Work to do. Start at the line that has "Write the matplotlib code for this chart." and stop at the line that has "tx.plot([c2, c2], [head_top, H". Print those lines and all lines between them exactly, and nothing more.

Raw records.
○ ○ ○ ○
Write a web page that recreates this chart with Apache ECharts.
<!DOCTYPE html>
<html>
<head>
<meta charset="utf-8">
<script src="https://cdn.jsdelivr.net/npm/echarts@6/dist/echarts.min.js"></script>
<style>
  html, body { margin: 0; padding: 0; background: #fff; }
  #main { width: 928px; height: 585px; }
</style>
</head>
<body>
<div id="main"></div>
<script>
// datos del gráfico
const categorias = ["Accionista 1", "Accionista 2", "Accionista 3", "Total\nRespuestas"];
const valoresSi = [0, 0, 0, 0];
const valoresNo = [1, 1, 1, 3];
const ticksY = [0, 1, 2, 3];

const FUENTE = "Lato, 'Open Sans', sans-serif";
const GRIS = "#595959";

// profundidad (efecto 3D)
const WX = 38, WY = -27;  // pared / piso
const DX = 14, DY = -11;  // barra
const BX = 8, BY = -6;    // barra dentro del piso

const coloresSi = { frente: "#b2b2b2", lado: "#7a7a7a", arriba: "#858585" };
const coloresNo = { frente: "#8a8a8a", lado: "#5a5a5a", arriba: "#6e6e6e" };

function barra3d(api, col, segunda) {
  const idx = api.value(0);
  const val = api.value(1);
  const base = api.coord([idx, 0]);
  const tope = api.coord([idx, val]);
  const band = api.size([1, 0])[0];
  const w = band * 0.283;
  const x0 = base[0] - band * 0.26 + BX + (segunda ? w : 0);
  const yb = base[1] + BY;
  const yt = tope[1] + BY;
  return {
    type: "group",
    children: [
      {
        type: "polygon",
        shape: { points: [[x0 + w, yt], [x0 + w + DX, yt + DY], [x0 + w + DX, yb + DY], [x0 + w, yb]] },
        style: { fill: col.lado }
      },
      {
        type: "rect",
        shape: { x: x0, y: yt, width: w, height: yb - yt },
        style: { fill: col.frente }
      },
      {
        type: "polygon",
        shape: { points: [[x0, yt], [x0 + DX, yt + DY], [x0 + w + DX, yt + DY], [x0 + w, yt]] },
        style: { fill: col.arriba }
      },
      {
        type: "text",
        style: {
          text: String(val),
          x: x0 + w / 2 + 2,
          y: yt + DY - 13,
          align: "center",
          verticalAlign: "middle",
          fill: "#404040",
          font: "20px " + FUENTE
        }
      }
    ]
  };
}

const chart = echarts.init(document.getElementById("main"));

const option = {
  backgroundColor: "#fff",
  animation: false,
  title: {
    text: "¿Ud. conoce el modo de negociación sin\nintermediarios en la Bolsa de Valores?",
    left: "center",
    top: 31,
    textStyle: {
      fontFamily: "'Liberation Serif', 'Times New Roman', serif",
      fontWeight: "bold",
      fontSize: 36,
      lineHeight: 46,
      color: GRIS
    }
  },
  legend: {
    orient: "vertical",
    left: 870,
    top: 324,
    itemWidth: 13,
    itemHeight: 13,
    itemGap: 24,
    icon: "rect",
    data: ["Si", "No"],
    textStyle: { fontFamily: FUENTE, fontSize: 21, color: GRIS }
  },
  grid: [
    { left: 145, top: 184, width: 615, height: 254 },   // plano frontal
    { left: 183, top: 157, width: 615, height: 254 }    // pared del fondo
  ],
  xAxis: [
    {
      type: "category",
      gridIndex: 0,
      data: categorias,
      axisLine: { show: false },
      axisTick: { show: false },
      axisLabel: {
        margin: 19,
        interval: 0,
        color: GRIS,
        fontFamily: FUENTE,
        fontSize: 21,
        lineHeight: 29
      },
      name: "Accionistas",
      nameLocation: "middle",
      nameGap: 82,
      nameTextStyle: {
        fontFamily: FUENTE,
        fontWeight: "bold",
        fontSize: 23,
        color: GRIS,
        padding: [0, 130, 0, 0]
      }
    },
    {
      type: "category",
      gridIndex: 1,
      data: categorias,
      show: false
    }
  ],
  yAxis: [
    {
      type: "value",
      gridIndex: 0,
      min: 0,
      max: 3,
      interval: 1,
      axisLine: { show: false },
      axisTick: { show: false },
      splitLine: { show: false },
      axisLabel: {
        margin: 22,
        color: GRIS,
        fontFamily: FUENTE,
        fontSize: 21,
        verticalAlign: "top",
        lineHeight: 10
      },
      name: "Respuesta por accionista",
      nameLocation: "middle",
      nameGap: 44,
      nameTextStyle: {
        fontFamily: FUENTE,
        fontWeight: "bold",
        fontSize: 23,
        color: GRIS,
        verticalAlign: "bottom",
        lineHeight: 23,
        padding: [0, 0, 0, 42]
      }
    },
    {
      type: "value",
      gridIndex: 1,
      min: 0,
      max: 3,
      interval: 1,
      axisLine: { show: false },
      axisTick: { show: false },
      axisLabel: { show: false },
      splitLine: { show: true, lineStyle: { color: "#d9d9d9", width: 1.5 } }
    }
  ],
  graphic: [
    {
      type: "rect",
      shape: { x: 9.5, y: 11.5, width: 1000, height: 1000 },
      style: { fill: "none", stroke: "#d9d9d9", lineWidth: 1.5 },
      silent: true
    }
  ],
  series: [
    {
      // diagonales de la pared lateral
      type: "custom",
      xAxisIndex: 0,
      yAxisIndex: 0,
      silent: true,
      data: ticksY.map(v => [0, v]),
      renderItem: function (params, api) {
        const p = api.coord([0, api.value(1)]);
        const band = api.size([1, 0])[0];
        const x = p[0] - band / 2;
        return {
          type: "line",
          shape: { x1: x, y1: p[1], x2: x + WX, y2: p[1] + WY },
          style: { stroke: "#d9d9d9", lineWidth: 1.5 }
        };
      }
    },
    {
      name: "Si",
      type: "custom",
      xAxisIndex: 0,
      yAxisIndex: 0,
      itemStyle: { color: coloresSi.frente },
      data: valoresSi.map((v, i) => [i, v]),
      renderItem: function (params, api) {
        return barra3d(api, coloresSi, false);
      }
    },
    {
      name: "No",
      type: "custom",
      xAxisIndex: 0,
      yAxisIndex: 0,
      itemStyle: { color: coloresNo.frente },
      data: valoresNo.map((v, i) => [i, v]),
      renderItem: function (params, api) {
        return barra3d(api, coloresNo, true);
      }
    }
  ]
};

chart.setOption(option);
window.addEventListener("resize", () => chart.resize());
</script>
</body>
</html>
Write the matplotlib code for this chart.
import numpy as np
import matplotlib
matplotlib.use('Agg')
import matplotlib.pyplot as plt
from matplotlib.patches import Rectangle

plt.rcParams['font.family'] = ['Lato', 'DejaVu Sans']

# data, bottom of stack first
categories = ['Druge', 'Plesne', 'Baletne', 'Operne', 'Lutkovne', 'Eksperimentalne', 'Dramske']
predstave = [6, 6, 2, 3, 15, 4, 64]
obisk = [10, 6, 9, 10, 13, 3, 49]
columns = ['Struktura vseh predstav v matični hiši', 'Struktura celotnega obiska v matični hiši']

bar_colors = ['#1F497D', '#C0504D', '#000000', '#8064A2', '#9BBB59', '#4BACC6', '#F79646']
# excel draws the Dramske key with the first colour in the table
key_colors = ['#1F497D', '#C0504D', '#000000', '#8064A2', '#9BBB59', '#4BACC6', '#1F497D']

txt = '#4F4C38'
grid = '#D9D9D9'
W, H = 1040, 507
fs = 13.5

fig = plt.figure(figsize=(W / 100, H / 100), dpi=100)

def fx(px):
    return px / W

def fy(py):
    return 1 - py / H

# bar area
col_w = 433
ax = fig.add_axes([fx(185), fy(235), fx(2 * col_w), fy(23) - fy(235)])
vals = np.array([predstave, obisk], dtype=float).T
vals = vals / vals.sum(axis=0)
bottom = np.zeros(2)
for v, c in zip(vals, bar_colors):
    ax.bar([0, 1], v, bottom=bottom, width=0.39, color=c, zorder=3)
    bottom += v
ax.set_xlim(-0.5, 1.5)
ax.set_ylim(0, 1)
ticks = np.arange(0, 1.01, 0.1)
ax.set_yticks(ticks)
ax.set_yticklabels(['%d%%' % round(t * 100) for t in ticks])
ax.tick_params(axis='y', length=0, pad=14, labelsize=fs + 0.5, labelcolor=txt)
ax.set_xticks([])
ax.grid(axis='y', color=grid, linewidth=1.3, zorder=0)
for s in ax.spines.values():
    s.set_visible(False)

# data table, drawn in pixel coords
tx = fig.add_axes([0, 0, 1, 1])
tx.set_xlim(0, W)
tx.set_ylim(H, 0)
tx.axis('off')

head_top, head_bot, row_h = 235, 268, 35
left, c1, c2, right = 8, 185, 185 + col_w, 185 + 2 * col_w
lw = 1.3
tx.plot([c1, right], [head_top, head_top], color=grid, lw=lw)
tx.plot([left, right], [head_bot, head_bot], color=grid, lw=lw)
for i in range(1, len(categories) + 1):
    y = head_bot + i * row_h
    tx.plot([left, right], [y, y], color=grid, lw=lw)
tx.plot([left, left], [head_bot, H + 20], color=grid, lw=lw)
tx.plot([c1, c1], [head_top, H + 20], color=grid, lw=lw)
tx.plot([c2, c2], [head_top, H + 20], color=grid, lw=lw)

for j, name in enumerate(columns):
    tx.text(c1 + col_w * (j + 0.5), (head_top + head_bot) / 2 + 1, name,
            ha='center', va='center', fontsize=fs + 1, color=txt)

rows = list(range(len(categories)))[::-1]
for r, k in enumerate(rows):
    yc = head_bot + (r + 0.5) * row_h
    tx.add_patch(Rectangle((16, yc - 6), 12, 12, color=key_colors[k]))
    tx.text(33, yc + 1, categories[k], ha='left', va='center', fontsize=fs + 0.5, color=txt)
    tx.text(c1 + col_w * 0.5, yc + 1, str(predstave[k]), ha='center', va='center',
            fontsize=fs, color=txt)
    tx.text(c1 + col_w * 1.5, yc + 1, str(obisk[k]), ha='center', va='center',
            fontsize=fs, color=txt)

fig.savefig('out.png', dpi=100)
○ ○ ○ ○
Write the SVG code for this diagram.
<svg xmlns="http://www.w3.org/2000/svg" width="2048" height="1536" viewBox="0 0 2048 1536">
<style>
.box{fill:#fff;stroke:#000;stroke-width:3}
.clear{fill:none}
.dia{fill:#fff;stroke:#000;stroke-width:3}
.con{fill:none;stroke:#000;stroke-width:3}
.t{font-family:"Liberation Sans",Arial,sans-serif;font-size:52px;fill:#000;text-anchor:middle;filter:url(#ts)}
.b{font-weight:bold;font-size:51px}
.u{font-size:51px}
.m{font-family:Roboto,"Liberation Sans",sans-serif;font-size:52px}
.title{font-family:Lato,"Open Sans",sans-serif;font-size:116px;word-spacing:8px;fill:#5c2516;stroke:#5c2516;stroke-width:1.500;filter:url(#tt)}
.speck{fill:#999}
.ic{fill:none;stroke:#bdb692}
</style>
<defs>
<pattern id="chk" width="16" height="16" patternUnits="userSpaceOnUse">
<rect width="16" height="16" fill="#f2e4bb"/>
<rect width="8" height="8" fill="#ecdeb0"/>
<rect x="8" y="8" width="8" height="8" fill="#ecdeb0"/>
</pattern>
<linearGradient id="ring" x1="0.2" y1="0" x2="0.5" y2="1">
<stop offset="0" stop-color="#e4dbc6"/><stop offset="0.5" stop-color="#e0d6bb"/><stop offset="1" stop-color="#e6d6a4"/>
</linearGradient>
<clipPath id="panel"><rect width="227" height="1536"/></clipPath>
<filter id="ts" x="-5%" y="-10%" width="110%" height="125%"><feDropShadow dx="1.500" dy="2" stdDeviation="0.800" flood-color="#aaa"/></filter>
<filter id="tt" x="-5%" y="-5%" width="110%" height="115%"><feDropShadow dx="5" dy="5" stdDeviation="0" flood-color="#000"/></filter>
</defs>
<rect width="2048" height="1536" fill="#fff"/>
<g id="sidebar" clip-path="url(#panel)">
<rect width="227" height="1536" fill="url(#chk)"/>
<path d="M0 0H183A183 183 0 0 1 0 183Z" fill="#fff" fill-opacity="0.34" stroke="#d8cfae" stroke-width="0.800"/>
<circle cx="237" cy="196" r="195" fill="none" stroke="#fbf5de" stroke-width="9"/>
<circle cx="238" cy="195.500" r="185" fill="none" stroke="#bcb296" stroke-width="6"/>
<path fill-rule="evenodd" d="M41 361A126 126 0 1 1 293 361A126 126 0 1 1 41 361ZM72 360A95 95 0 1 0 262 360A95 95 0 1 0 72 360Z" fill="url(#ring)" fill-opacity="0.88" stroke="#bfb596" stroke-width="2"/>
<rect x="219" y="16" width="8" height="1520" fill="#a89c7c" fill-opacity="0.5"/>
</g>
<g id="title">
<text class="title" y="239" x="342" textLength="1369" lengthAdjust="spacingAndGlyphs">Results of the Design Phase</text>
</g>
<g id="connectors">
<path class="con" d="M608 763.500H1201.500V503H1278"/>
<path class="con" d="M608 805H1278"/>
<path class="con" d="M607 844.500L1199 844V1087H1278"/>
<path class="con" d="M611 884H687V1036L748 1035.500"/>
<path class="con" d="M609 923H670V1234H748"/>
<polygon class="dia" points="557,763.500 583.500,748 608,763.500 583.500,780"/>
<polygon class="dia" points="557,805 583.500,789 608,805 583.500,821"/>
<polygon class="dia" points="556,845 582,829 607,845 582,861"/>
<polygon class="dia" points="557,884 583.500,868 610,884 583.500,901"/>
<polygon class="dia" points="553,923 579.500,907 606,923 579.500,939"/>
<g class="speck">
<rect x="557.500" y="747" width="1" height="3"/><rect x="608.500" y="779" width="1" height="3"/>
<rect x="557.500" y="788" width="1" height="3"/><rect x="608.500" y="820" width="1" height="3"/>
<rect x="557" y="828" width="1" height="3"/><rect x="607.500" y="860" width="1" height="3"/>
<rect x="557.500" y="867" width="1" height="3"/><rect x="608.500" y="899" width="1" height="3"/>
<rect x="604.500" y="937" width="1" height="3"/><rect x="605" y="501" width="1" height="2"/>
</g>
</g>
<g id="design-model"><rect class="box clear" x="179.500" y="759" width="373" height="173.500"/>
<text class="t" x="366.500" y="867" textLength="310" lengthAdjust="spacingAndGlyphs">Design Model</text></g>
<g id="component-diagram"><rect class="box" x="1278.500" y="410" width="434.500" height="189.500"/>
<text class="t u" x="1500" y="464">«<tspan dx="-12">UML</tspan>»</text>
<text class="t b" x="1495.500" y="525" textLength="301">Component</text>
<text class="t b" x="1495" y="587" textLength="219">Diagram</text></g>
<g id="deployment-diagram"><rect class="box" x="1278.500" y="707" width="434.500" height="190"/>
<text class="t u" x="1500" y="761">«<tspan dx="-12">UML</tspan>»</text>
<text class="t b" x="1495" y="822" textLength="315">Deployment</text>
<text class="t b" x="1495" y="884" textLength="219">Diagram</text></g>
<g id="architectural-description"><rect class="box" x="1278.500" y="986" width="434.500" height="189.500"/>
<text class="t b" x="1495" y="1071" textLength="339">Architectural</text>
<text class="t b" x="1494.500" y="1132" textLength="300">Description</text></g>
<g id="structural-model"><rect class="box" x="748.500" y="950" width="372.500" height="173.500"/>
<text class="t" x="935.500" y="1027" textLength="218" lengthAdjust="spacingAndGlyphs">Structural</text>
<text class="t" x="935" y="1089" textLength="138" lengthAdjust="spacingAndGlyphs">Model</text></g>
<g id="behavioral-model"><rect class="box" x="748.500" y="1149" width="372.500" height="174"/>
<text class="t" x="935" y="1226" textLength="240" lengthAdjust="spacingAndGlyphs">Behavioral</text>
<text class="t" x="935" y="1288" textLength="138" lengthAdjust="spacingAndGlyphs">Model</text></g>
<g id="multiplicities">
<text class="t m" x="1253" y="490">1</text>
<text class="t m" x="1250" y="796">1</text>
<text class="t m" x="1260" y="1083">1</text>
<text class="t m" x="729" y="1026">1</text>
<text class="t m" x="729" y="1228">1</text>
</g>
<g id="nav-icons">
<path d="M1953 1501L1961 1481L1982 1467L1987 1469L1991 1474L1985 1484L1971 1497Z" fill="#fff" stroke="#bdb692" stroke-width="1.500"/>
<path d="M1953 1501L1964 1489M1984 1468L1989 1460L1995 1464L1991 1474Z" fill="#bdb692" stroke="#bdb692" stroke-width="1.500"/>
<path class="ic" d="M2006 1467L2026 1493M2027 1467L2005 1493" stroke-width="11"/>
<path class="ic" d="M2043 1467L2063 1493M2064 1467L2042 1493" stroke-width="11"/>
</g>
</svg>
○ ○ ○ ○
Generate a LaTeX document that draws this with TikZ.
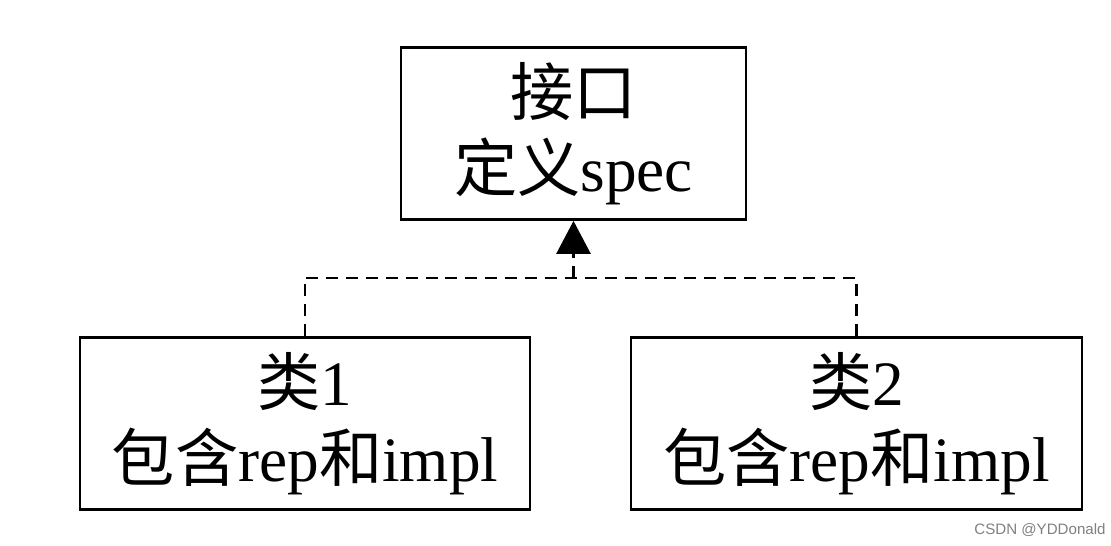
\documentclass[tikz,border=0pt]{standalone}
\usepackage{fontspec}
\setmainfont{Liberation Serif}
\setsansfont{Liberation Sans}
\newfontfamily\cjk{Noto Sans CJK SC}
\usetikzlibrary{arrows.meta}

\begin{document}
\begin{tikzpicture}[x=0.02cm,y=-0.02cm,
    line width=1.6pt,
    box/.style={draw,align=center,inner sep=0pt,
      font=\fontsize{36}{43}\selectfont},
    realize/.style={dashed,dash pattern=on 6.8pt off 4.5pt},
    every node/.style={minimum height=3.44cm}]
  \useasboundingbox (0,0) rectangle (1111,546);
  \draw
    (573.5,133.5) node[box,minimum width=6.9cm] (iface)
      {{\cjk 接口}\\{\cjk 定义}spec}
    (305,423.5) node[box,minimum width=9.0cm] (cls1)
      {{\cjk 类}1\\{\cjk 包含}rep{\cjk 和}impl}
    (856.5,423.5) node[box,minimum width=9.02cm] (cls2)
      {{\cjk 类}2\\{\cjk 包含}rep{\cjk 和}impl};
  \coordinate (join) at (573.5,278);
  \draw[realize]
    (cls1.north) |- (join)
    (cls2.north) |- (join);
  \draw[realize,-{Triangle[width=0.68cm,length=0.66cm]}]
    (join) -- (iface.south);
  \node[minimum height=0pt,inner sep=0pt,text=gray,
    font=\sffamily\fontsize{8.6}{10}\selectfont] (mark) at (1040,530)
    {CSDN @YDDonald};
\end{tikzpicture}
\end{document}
○ ○ ○ ○
Result of this exercise.
Write the matplotlib code for this chart.
import numpy as np
import matplotlib
matplotlib.use('Agg')
import matplotlib.pyplot as plt
from matplotlib.patches import Rectangle

plt.rcParams['font.family'] = ['Lato', 'DejaVu Sans']

# data, bottom of stack first
categories = ['Druge', 'Plesne', 'Baletne', 'Operne', 'Lutkovne', 'Eksperimentalne', 'Dramske']
predstave = [6, 6, 2, 3, 15, 4, 64]
obisk = [10, 6, 9, 10, 13, 3, 49]
columns = ['Struktura vseh predstav v matični hiši', 'Struktura celotnega obiska v matični hiši']

bar_colors = ['#1F497D', '#C0504D', '#000000', '#8064A2', '#9BBB59', '#4BACC6', '#F79646']
# excel draws the Dramske key with the first colour in the table
key_colors = ['#1F497D', '#C0504D', '#000000', '#8064A2', '#9BBB59', '#4BACC6', '#1F497D']

txt = '#4F4C38'
grid = '#D9D9D9'
W, H = 1040, 507
fs = 13.5

fig = plt.figure(figsize=(W / 100, H / 100), dpi=100)

def fx(px):
    return px / W

def fy(py):
    return 1 - py / H

# bar area
col_w = 433
ax = fig.add_axes([fx(185), fy(235), fx(2 * col_w), fy(23) - fy(235)])
vals = np.array([predstave, obisk], dtype=float).T
vals = vals / vals.sum(axis=0)
bottom = np.zeros(2)
for v, c in zip(vals, bar_colors):
    ax.bar([0, 1], v, bottom=bottom, width=0.39, color=c, zorder=3)
    bottom += v
ax.set_xlim(-0.5, 1.5)
ax.set_ylim(0, 1)
ticks = np.arange(0, 1.01, 0.1)
ax.set_yticks(ticks)
ax.set_yticklabels(['%d%%' % round(t * 100) for t in ticks])
ax.tick_params(axis='y', length=0, pad=14, labelsize=fs + 0.5, labelcolor=txt)
ax.set_xticks([])
ax.grid(axis='y', color=grid, linewidth=1.3, zorder=0)
for s in ax.spines.values():
    s.set_visible(False)

# data table, drawn in pixel coords
tx = fig.add_axes([0, 0, 1, 1])
tx.set_xlim(0, W)
tx.set_ylim(H, 0)
tx.axis('off')

head_top, head_bot, row_h = 235, 268, 35
left, c1, c2, right = 8, 185, 185 + col_w, 185 + 2 * col_w
lw = 1.3
tx.plot([c1, right], [head_top, head_top], color=grid, lw=lw)
tx.plot([left, right], [head_bot, head_bot], color=grid, lw=lw)
for i in range(1, len(categories) + 1):
    y = head_bot + i * row_h
    tx.plot([left, right], [y, y], color=grid, lw=lw)
tx.plot([left, left], [head_bot, H + 20], color=grid, lw=lw)
tx.plot([c1, c1], [head_top, H + 20], color=grid, lw=lw)
tx.plot([c2, c2], [head_top, H + 20], color=grid, lw=lw)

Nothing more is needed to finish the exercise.